Small business owners are increasingly wary of the slowing economy but remain optimistic about the short-term prospects for the economy and their company, according to the latest Small Business InSight survey by The Network of City Business Journals.

This national quarterly telephone survey of small business owners, defined as heads of companies with fewer than 100 full-and part-time employees, revealed that the overall measure of small business outlook, the InSight Index, fell slightly from 130 in April, to 127 in July, although it remained in positive territory. A score of 100 or higher is considered positive.

The driving forces behind the index change are a decline in small business owners' sentiments about current economic conditions both nationally and locally, and a slight increase in the number of small businesses planning to trim their work force over the next six months.

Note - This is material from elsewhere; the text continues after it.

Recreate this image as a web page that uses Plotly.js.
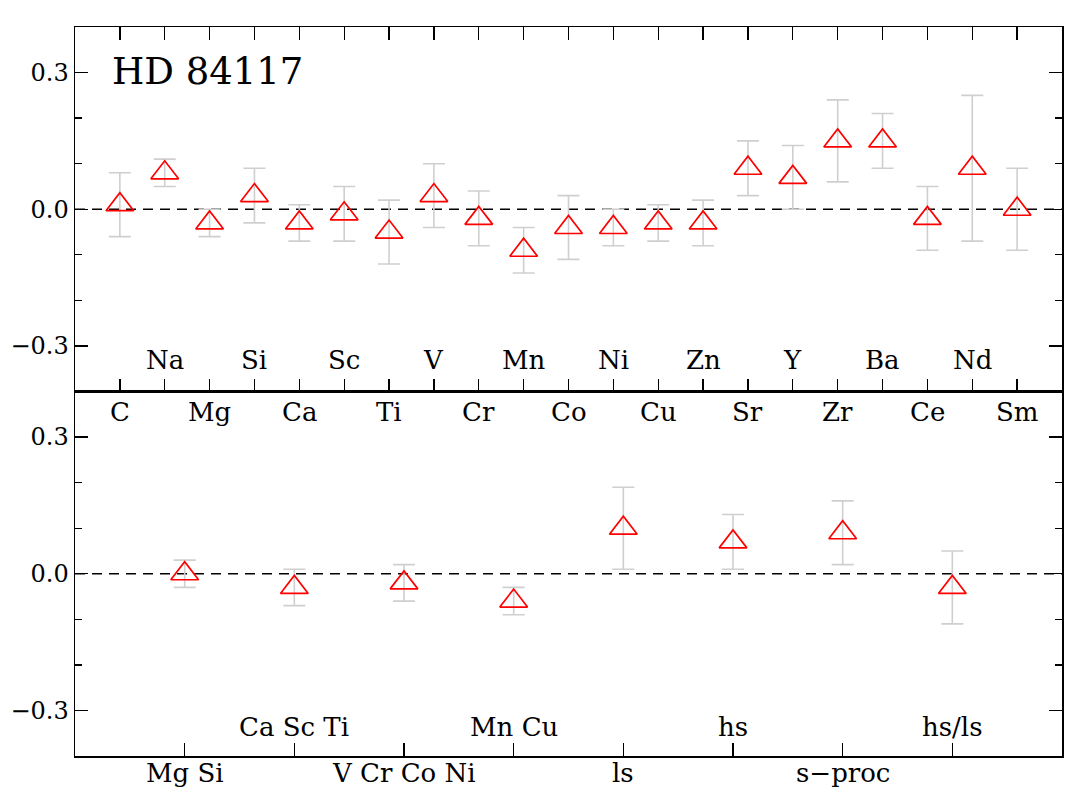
<!DOCTYPE html>
<html>
<head>
<meta charset="utf-8">
<script src="https://cdn.plot.ly/plotly-3.0.1.min.js"></script>
<style>
  body { margin: 0; background: #fff; }
  #graph { width: 1067px; height: 797px; }
</style>
</head>
<body>
<div id="graph"></div>
<script>
// element abundances (top panel)
var elements = ["C", "Na", "Mg", "Si", "Ca", "Sc", "Ti", "V", "Cr", "Mn", "Co",
                "Ni", "Cu", "Zn", "Sr", "Y", "Zr", "Ba", "Ce", "Nd", "Sm"];
var elemVal = [0.01, 0.08, -0.03, 0.03, -0.03, -0.01, -0.05, 0.03, -0.02, -0.09, -0.04,
               -0.04, -0.03, -0.03, 0.09, 0.07, 0.15, 0.15, -0.02, 0.09, 0.00];
var elemErr = [0.07, 0.03, 0.03, 0.06, 0.04, 0.06, 0.07, 0.07, 0.06, 0.05, 0.07,
               0.04, 0.04, 0.05, 0.06, 0.07, 0.09, 0.06, 0.07, 0.16, 0.09];

// group averages (bottom panel)
var groups = ["Mg Si", "Ca Sc Ti", "V Cr Co Ni", "Mn Cu", "ls", "hs", "s\u2212proc", "hs/ls"];
var groupVal = [0.00, -0.03, -0.02, -0.06, 0.10, 0.07, 0.09, -0.03];
var groupErr = [0.03, 0.04, 0.04, 0.03, 0.09, 0.06, 0.07, 0.08];

var starName = "HD 84117";

var serif = "DejaVu Serif";

function idx(arr) {
    var out = [];
    for (var i = 0; i < arr.length; i++) out.push(i);
    return out;
}

function pointTrace(vals, errs, xa, ya) {
    return {
        x: idx(vals), y: vals,
        xaxis: xa, yaxis: ya,
        type: "scatter", mode: "markers",
        marker: {symbol: "triangle-up-open", size: 24, color: "#ff0000", line: {width: 1.7, color: "#ff0000"}},
        error_y: {type: "data", array: errs, visible: true, color: "#cfcfcf", thickness: 1.6, width: 11},
        hoverinfo: "skip",
        showlegend: false
    };
}

var data = [
    pointTrace(elemVal, elemErr, "x", "y"),
    pointTrace(groupVal, groupErr, "x2", "y2")
];

// labels alternate: odd ones sit inside above the axis, even ones below it
var annotations = [];
elements.forEach(function (name, i) {
    annotations.push({
        x: i, xref: "x",
        y: (i % 2 === 1) ? -0.331 : 0.356,
        yref: (i % 2 === 1) ? "y" : "y2",
        text: name, showarrow: false, yanchor: "middle", xanchor: "center",
        font: {family: serif, size: 26, color: "#000"}
    });
});
groups.forEach(function (name, i) {
    var odd = (i % 2 === 1);
    annotations.push({
        x: i, xref: "x2",
        y: odd ? -0.336 : -0.024,
        yref: odd ? "y2" : "paper",
        text: name, showarrow: false, yanchor: "middle", xanchor: "center",
        font: {family: serif, size: 26, color: "#000"}
    });
});
annotations.push({
    x: 0.035, xref: "paper", y: 0.303, yref: "y",
    text: starName, showarrow: false, xanchor: "left", yanchor: "middle",
    font: {family: serif, size: 37, color: "#000"}
});

function yAxis(domain, anchor) {
    return {
        domain: domain, anchor: anchor,
        range: [-0.4, 0.4],
        tickvals: [-0.3, 0, 0.3], ticktext: ["\u22120.3", "0.0", "0.3"],
        ticks: "inside", ticklen: 13, tickwidth: 1.3, tickcolor: "#000",
        minor: {tickvals: [-0.2, -0.1, 0.1, 0.2], ticks: "inside", ticklen: 7, tickwidth: 1.3, tickcolor: "#000"},
        showline: true, linecolor: "#000", linewidth: 1.5, mirror: "ticks",
        showgrid: false, zeroline: false, fixedrange: true,
        tickfont: {family: serif, size: 24, color: "#000"}
    };
}

var layout = {
    width: 1067, height: 797,
    margin: {l: 75, r: 5, t: 27, b: 41},
    paper_bgcolor: "#fff", plot_bgcolor: "#fff",
    showlegend: false,
    xaxis: {
        domain: [0, 1], anchor: "y",
        range: [-1, 21], tickvals: idx(elements), showticklabels: false,
        ticks: "inside", ticklen: 13, tickwidth: 1.3, tickcolor: "#000",
        showline: true, linecolor: "#000", linewidth: 1.5, mirror: "ticks",
        showgrid: false, zeroline: false, fixedrange: true
    },
    yaxis: yAxis([0.5, 1], "x"),
    xaxis2: {
        domain: [0, 1], anchor: "y2",
        range: [-1, 8], tickvals: idx(groups), showticklabels: false,
        ticks: "inside", ticklen: 13, tickwidth: 1.3, tickcolor: "#000",
        showline: true, linecolor: "#000", linewidth: 1.5, mirror: true,
        showgrid: false, zeroline: false, fixedrange: true
    },
    yaxis2: yAxis([0, 0.5], "x2"),
    shapes: [
        {type: "line", xref: "x domain", x0: 0, x1: 1, yref: "y", y0: 0, y1: 0,
         line: {color: "#000", width: 1.5, dash: "10px,7px"}, layer: "below"},
        {type: "line", xref: "x2 domain", x0: 0, x1: 1, yref: "y2", y0: 0, y1: 0,
         line: {color: "#000", width: 1.5, dash: "10px,7px"}, layer: "below"}
    ],
    annotations: annotations
};

Plotly.newPlot("graph", data, layout, {displayModeBar: false, staticPlot: true});
</script>
</body>
</html>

Thirty-seven percent of those polled described the national economy as "strong", compared to 40 percent of those polled in April. A decline was even more noticeable at the local level as 38 percent described the economy in their region as "strong", compared to 42 percent during the April survey. The other contributing factor to the index change was the five percent of respondents who expected to trim staff, up from one percent in April.

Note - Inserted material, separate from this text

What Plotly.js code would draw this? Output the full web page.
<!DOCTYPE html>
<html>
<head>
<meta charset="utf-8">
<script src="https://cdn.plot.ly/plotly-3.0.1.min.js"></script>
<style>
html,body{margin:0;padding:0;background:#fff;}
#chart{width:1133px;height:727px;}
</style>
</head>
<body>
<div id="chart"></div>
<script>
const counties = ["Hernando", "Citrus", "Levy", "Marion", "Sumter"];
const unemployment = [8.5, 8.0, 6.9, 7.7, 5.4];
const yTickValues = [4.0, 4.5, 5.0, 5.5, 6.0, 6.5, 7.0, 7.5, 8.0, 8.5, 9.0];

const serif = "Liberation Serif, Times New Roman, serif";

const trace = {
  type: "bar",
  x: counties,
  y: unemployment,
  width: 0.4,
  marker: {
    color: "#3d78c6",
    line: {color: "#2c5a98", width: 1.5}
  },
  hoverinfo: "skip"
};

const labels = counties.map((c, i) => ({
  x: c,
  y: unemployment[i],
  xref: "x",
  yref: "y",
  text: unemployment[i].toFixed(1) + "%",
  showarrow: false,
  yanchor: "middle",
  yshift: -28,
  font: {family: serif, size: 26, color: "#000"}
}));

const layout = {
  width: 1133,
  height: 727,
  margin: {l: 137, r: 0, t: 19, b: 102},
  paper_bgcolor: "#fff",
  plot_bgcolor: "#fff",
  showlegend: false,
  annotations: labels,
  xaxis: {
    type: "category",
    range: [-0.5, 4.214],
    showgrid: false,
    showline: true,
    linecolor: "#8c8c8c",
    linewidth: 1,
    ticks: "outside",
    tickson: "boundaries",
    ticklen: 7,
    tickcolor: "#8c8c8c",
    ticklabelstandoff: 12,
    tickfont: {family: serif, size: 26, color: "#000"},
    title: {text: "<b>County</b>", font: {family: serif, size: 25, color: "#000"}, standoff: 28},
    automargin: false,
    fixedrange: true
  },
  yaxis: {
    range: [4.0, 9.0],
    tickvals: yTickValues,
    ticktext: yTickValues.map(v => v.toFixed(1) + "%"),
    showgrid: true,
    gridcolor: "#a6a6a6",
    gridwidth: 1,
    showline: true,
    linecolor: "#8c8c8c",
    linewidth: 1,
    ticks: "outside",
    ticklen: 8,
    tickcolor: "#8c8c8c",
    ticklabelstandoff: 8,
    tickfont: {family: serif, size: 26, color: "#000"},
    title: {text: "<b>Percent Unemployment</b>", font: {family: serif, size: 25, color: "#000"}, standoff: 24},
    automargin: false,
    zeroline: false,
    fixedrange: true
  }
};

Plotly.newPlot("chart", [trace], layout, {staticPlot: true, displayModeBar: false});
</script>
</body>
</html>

Overall, most small business owners remain optimistic, with 54 percent expressing positive views about the economy and 77 percent feeling positive about the prospects for their company in the immediate future. Supporting the prevailing positive outlook for the immediate future are the 36 percent of small business owners who indicated they are likely to make capital expenditures during the next six months and 18 percent who are likely to increase their staffing over the same time frame.

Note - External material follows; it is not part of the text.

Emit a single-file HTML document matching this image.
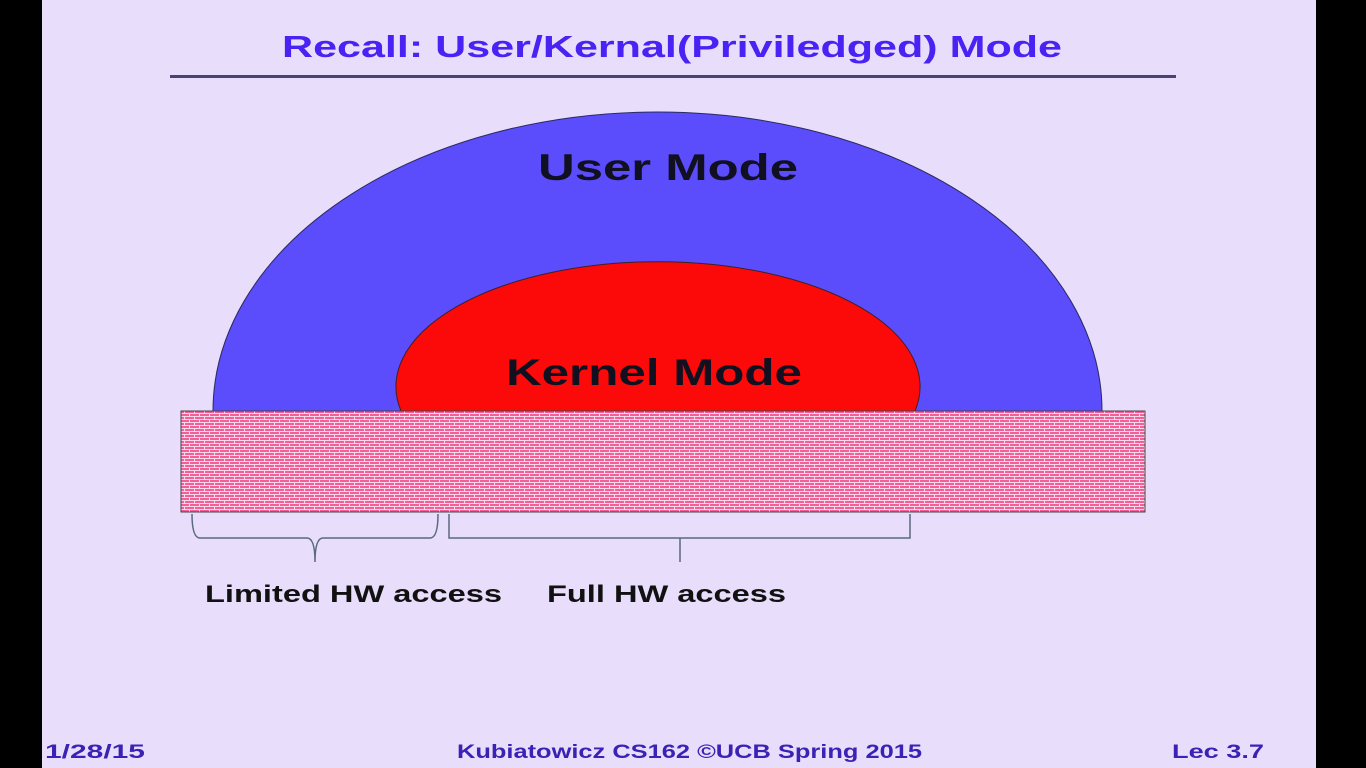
<!DOCTYPE html>
<html><head><style>
body{margin:0;width:1366px;height:768px;background:#000;overflow:hidden}
svg{display:block}
text{font-family:"Liberation Sans",sans-serif;font-weight:bold}
</style></head><body>
<svg width="1366" height="768" viewBox="0 0 1366 768">
<defs>
<pattern id="brick" width="10" height="6" patternUnits="userSpaceOnUse">
<rect width="10" height="6" fill="#fbd8ec"/>
<rect x="0" y="0" width="9" height="2" fill="#f26098"/>
<rect x="5" y="3" width="9" height="2" fill="#f26098"/>
<rect x="-5" y="3" width="9" height="2" fill="#f26098"/>
</pattern>
</defs>
<rect x="42" y="0" width="1274" height="768" fill="#e9ddfc"/>
<text x="282" y="57" font-size="31" fill="#4b22f4" textLength="780" lengthAdjust="spacingAndGlyphs">Recall: User/Kernal(Priviledged) Mode</text>
<rect x="170" y="75" width="1006" height="3" fill="#4a4470"/>
<path d="M213 411 A444.5 299 0 0 1 1102 411 Z" fill="#5b4cfc" stroke="#2a2a60" stroke-width="1"/>
<path d="M401 411 A262 125 0 1 1 915 411 Z" fill="#fc0a0a" stroke="#402020" stroke-width="1"/>
<text x="538" y="180" font-size="37" fill="#101020" textLength="260" lengthAdjust="spacingAndGlyphs">User Mode</text>
<text x="506" y="385" font-size="37" fill="#101020" textLength="296" lengthAdjust="spacingAndGlyphs">Kernel Mode</text>
<rect x="181" y="411" width="964" height="101" fill="url(#brick)" stroke="#444" stroke-width="1"/>
<g fill="none" stroke="#5a6a80" stroke-width="1.5">
<path d="M192 514 Q192 538 200 538 L307 538 Q315 538 315 562 Q315 538 323 538 L430 538 Q438 538 438 514"/>
<path d="M449 514 L449 538 L910 538 L910 514 M680 538 L680 562"/>
</g>
<text x="205" y="602" font-size="24" fill="#111" textLength="297" lengthAdjust="spacingAndGlyphs">Limited HW access</text>
<text x="547" y="602" font-size="24" fill="#111" textLength="239" lengthAdjust="spacingAndGlyphs">Full HW access</text>
<text x="45" y="758" font-size="19" fill="#3a22b4" textLength="100" lengthAdjust="spacingAndGlyphs">1/28/15</text>
<text x="457" y="758" font-size="19" fill="#3a22b4" textLength="465" lengthAdjust="spacingAndGlyphs">Kubiatowicz CS162 ©UCB Spring 2015</text>
<text x="1172" y="758" font-size="19" fill="#3a22b4" textLength="92" lengthAdjust="spacingAndGlyphs">Lec 3.7</text>
</svg>
</body></html>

"We are still seeing the resiliency that sets small businesses apart," said Network research director Bill Madway. "Small business owners are heeding what's going on with the economy, but they are retaining their optimism and continuing to grow and invest."

Looking at the small business owners' most pressing concerns, work force issues, in particular, the ability to find qualified employees, continues to top the list. Reflecting the decline in the InSight Index, a growing number of small businesses cited the economy as their chief business concern, making it now the second leading issue, up from sixth in the April poll. Nineteen percent of July survey participants identified the economy as their top business concern, an increase from 12 percent in April.

"With the economy continuing to flounder, it doesn't surprise me that the economy is now the second biggest concern among small business owners," said Madway. "What does surprise me is that work force issues remain at the top of the list, even though the unemployment rate is rising. Despite the increasing labor supply, small businesses continue to experience difficulty attracting good employees. Dealing with this issue challenges the resourcefulness of small business owners as much as the struggling economy does."

The poll of 499 small business owners from across the country took place in mid-July for The Network of City Business Journals. International Communications Research of Media, PA, conducted the survey among a random sample of small businesses drawn from the InfoUSA business database.